The local chapter of Quail Forever was founded in October 2004, with roughly 40 quail enthusiasts attending the first meeting. Since that time, and as a result of the funds raised from the first two annual banquets, the local chapter has been able to make progress toward its goal of improving quail habitat.

“We’ve been planting legumes and some native species,” Crow said. “These plants provide brood cover and also have a seed that the quails like to eat. In some areas, we may try to plant some native grasses that the quails use for nesting. There are still a lot of things we’d like to do, we just don’t have the money yet.”

Crow said one of the unique characteristics of Quail Forever is that 100 percent of the chapter’s banquet proceeds go directly into local habitat improvements.

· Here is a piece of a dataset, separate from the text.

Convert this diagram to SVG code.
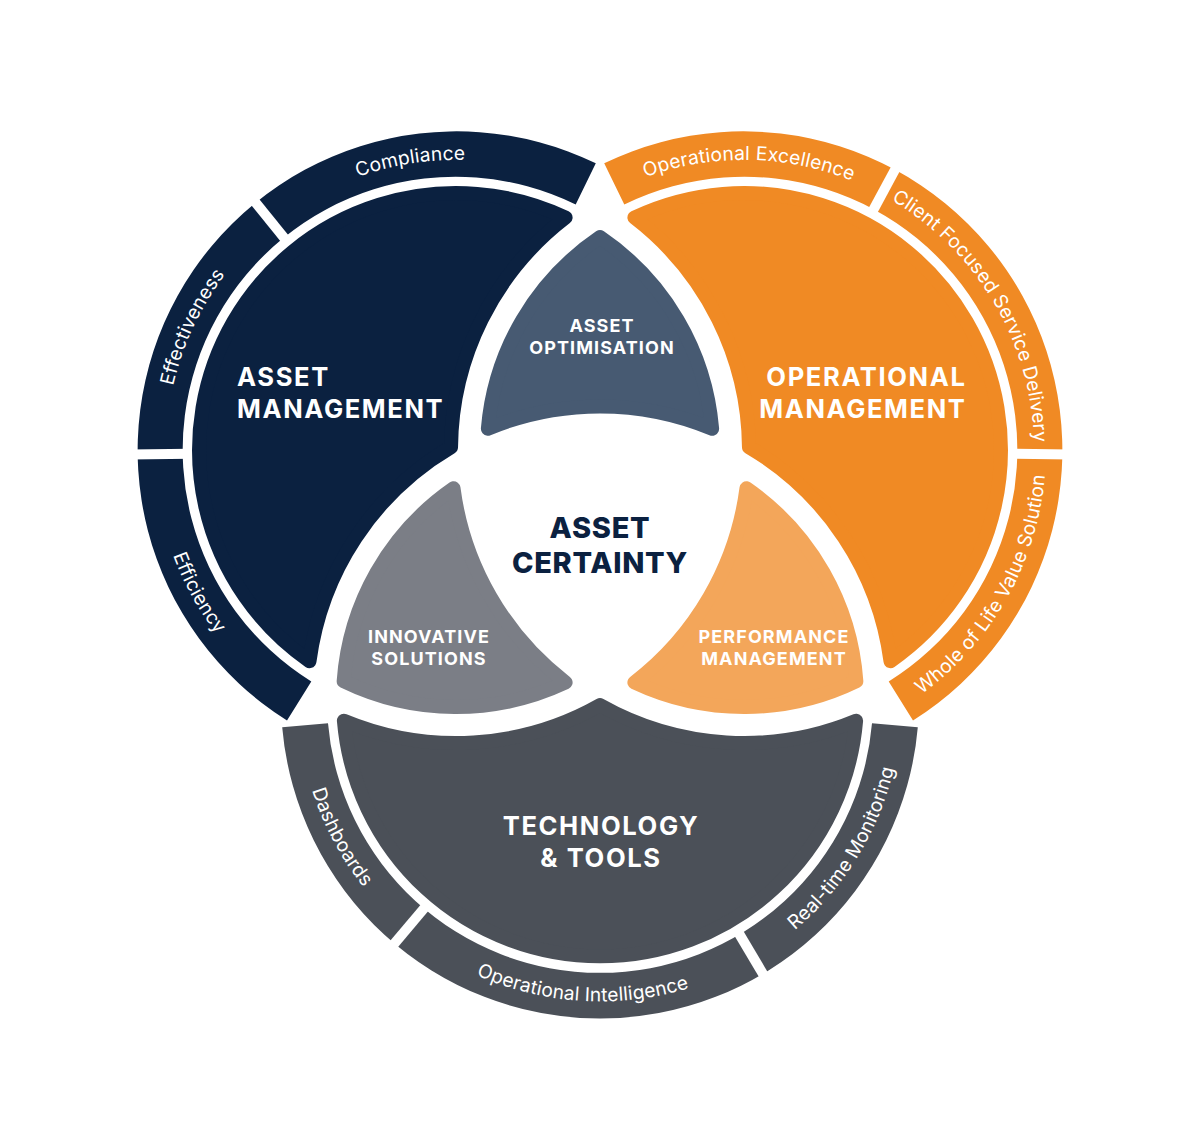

“Some other conservative groups might take a cut of the proceeds and send them to national headquarters or to other areas,” he said. “Quail Forever is not like that; we get to keep all of our money and use it here locally. We like to say that if the birds aren’t migrating, then the dollars shouldn’t migrate, either.”

Crow added that Covington County’s ecosystem fits well with the habits of quail and similar birds.

“I think what we’re trying to do fits well with what the Conecuh is doing, trying to bring back the longleaf (pine) and the wiregrass,” he said. “I think it’s the brooding habitat, the weed thatches, that we most need to improve. Years ago, you might have seen as many as six fields that have weeds grown up to where the quail can brood, and now you’re lucky if you can find one.”